WHAT TO DO.
From the data that follows, copy every line holding the string "this".

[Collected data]
-- -- --
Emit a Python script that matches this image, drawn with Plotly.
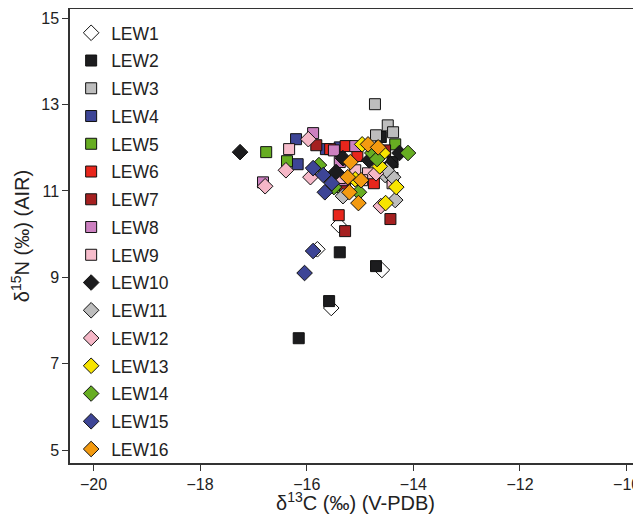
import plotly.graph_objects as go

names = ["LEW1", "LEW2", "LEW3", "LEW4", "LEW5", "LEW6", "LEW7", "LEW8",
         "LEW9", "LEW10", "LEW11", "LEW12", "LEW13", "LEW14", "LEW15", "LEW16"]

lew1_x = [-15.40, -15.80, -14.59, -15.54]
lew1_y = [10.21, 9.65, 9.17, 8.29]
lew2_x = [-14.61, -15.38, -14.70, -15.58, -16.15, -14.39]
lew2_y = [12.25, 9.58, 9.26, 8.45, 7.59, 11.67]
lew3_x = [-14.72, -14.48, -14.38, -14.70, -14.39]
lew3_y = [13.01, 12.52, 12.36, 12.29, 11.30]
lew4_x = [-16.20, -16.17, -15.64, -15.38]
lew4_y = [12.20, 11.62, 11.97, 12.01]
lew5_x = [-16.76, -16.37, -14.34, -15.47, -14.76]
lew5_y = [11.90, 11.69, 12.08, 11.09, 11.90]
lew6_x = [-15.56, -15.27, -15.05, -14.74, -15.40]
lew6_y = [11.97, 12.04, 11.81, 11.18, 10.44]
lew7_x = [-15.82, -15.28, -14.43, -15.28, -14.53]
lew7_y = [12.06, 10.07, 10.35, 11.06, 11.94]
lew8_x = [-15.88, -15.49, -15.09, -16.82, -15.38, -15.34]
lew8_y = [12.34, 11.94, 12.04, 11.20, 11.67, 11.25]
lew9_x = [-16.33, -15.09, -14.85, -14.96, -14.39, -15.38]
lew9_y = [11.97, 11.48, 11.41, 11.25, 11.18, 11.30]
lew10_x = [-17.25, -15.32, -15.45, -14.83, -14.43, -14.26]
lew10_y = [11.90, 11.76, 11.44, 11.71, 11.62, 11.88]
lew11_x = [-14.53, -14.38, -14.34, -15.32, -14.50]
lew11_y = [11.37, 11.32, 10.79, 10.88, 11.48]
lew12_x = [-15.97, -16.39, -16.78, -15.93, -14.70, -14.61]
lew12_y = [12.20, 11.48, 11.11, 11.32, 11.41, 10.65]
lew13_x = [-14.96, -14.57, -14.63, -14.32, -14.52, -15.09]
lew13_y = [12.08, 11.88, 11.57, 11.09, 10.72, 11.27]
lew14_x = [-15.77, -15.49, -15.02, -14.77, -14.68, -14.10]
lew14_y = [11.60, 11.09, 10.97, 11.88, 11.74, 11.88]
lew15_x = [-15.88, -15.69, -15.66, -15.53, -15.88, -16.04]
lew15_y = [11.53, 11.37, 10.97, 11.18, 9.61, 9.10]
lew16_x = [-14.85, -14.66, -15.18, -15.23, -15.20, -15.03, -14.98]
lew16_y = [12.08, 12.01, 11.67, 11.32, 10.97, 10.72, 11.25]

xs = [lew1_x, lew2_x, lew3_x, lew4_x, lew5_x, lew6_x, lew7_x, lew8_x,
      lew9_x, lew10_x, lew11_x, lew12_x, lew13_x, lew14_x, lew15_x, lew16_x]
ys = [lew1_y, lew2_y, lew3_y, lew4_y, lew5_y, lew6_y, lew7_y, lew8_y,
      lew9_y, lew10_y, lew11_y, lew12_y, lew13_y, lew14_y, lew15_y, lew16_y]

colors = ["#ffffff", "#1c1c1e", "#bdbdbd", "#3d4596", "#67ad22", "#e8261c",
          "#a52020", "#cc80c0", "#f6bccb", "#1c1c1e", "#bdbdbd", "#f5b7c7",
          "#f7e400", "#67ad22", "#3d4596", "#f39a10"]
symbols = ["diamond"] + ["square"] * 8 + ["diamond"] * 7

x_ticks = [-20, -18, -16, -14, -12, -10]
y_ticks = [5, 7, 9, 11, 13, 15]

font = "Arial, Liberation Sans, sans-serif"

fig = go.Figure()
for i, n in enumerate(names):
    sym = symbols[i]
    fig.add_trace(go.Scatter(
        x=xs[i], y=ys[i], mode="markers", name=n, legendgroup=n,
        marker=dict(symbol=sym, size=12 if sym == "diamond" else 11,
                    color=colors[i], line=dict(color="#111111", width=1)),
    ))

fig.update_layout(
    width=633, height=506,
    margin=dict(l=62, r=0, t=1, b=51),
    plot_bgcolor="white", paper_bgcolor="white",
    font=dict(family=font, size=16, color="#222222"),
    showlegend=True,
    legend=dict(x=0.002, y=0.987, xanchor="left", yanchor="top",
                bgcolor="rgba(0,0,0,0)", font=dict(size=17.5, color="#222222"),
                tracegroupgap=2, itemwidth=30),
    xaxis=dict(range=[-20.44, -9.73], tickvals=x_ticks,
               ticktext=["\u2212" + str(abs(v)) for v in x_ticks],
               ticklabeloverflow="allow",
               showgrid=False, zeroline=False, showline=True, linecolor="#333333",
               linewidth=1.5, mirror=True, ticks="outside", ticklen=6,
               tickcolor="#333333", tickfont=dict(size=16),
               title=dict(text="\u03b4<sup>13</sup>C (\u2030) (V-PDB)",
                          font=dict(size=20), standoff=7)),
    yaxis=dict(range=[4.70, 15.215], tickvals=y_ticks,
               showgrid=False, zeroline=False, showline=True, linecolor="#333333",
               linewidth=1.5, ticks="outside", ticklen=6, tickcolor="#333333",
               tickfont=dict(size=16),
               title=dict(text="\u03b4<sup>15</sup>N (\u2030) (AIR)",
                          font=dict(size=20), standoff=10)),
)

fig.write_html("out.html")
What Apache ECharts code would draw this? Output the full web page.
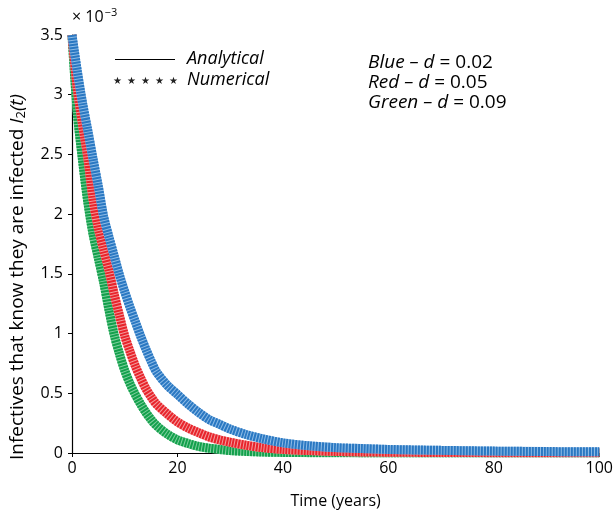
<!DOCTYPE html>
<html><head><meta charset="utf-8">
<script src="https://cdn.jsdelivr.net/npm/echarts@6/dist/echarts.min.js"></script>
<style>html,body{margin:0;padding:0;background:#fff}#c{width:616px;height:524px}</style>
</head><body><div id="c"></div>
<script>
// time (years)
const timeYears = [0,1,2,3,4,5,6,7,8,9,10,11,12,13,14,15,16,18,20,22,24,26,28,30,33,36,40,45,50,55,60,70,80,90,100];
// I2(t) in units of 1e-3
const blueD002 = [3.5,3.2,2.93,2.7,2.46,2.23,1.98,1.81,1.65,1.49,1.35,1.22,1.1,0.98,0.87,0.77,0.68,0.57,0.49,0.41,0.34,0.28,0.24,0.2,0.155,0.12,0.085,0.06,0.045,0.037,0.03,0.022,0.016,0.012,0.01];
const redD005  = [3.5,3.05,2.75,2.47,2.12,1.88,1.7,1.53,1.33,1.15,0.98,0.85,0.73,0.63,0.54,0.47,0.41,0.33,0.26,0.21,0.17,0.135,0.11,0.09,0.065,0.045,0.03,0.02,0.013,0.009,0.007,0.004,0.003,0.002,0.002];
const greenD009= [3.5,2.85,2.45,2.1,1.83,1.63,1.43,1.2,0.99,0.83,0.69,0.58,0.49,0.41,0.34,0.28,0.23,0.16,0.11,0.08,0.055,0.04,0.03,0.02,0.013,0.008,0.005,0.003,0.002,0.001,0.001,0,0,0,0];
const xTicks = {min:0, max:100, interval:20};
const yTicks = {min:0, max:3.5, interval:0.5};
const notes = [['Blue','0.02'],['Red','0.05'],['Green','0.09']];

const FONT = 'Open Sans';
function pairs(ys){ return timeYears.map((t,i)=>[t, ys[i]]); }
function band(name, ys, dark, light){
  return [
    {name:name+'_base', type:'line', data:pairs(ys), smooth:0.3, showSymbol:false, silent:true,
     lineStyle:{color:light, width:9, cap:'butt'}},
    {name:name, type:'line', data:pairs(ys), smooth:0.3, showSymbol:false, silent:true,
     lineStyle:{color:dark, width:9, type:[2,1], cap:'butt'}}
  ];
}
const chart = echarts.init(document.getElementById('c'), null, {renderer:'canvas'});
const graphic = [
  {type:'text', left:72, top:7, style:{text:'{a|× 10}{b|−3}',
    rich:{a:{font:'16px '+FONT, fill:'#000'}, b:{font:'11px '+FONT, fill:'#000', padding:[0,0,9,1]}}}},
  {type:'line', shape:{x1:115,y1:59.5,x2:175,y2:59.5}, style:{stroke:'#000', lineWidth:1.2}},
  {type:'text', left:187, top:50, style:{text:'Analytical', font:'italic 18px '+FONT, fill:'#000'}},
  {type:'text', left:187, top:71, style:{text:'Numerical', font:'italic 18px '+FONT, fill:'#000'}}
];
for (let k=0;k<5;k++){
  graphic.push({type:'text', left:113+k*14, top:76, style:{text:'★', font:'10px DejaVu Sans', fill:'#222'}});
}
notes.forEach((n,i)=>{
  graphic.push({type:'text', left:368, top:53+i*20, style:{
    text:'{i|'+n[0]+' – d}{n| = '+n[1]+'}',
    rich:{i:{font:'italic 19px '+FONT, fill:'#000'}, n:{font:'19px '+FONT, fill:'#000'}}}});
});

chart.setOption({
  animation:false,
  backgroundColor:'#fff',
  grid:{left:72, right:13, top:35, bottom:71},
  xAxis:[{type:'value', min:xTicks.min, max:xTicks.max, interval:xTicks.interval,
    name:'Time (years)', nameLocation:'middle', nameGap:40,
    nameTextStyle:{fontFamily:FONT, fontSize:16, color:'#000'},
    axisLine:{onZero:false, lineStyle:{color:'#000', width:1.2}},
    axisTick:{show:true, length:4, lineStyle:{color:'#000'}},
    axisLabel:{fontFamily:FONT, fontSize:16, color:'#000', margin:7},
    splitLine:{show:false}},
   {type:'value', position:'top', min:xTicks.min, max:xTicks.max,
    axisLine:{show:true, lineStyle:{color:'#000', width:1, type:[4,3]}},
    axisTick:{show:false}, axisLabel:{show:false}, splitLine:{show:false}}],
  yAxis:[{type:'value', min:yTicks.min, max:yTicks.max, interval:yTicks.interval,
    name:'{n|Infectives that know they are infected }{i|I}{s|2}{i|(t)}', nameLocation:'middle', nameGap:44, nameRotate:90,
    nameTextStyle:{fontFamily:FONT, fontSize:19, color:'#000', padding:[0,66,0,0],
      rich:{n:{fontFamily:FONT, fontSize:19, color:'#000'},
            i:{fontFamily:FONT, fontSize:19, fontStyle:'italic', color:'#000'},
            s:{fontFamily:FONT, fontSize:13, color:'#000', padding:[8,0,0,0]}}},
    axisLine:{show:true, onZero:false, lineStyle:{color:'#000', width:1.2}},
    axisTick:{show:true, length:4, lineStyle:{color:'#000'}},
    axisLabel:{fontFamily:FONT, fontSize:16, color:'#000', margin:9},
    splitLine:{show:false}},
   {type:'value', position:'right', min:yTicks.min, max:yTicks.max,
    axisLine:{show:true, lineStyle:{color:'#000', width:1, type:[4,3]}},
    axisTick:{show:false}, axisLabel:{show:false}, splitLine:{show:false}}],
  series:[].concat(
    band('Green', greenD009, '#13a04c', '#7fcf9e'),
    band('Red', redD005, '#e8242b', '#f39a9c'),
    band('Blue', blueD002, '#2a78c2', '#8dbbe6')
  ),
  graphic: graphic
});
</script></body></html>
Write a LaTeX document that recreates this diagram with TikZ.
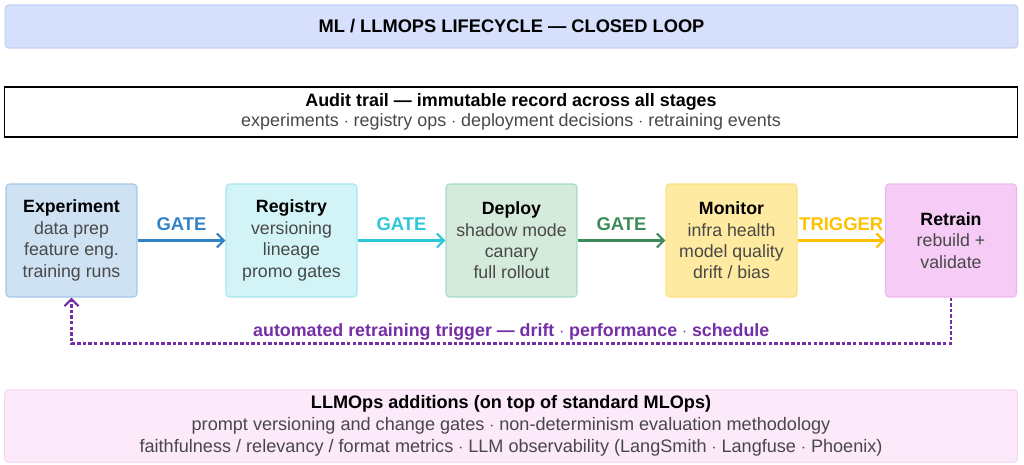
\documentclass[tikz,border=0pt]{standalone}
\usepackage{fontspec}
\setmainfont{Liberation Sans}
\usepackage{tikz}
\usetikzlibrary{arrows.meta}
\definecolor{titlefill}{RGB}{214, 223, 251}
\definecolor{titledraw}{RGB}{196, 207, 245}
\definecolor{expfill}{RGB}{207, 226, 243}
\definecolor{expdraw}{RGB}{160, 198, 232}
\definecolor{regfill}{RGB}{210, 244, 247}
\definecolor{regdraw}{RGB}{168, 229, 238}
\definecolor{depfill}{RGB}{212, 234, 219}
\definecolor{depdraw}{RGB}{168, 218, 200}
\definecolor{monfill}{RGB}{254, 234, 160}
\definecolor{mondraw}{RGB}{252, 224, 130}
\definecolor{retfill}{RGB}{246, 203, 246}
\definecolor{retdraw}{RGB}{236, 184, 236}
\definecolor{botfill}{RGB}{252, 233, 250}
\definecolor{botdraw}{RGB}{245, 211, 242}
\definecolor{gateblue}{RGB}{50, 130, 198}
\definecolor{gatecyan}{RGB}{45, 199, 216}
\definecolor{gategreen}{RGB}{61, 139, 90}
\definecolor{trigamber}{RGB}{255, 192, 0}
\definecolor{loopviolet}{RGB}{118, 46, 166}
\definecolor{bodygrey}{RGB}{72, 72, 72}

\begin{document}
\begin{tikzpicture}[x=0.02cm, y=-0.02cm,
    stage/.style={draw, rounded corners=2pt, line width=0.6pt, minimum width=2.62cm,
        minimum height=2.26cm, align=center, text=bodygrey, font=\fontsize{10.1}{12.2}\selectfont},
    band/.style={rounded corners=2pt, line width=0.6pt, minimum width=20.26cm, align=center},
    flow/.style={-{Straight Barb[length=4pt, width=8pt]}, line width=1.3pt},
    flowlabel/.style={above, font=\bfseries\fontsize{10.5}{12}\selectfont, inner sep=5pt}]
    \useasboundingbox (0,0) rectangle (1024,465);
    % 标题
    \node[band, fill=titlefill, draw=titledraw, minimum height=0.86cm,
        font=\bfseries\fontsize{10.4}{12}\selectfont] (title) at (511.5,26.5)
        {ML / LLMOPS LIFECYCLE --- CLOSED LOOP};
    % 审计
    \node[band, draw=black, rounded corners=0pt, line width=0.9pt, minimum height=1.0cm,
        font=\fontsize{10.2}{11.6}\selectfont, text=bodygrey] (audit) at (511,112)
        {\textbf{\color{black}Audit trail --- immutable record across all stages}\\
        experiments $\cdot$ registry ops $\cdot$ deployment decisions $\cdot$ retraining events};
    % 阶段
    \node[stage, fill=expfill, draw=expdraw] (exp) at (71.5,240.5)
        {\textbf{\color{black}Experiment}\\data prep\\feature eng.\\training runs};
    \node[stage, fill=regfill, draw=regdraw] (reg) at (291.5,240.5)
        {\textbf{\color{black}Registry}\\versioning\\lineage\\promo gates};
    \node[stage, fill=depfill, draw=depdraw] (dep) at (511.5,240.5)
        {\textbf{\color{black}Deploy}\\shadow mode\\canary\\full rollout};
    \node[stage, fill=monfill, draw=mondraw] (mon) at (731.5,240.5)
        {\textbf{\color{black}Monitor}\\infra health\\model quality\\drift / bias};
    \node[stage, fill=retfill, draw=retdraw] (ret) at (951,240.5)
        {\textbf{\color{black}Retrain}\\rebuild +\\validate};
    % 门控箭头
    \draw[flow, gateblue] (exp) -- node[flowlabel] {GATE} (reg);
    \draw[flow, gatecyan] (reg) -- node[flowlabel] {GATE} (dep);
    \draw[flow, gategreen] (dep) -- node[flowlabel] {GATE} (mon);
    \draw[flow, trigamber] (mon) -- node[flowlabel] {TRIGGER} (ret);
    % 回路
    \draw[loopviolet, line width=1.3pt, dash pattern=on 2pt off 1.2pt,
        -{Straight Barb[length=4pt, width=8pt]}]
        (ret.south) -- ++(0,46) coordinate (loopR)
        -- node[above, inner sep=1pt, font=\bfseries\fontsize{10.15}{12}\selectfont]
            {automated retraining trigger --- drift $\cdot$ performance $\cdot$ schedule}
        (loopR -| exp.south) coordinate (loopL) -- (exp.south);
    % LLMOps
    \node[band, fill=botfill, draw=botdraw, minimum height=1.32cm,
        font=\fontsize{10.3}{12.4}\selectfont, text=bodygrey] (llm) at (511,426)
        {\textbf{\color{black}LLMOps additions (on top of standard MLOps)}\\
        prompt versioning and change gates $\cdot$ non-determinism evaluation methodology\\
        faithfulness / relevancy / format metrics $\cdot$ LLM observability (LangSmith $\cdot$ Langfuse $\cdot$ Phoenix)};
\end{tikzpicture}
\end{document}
-- -- --
RESPONSE TO THE TASK.
Emit a Python script that matches this image, drawn with Plotly.
What Apache ECharts code would draw this? Output the full web page.
Write a LaTeX document that recreates this diagram with TikZ.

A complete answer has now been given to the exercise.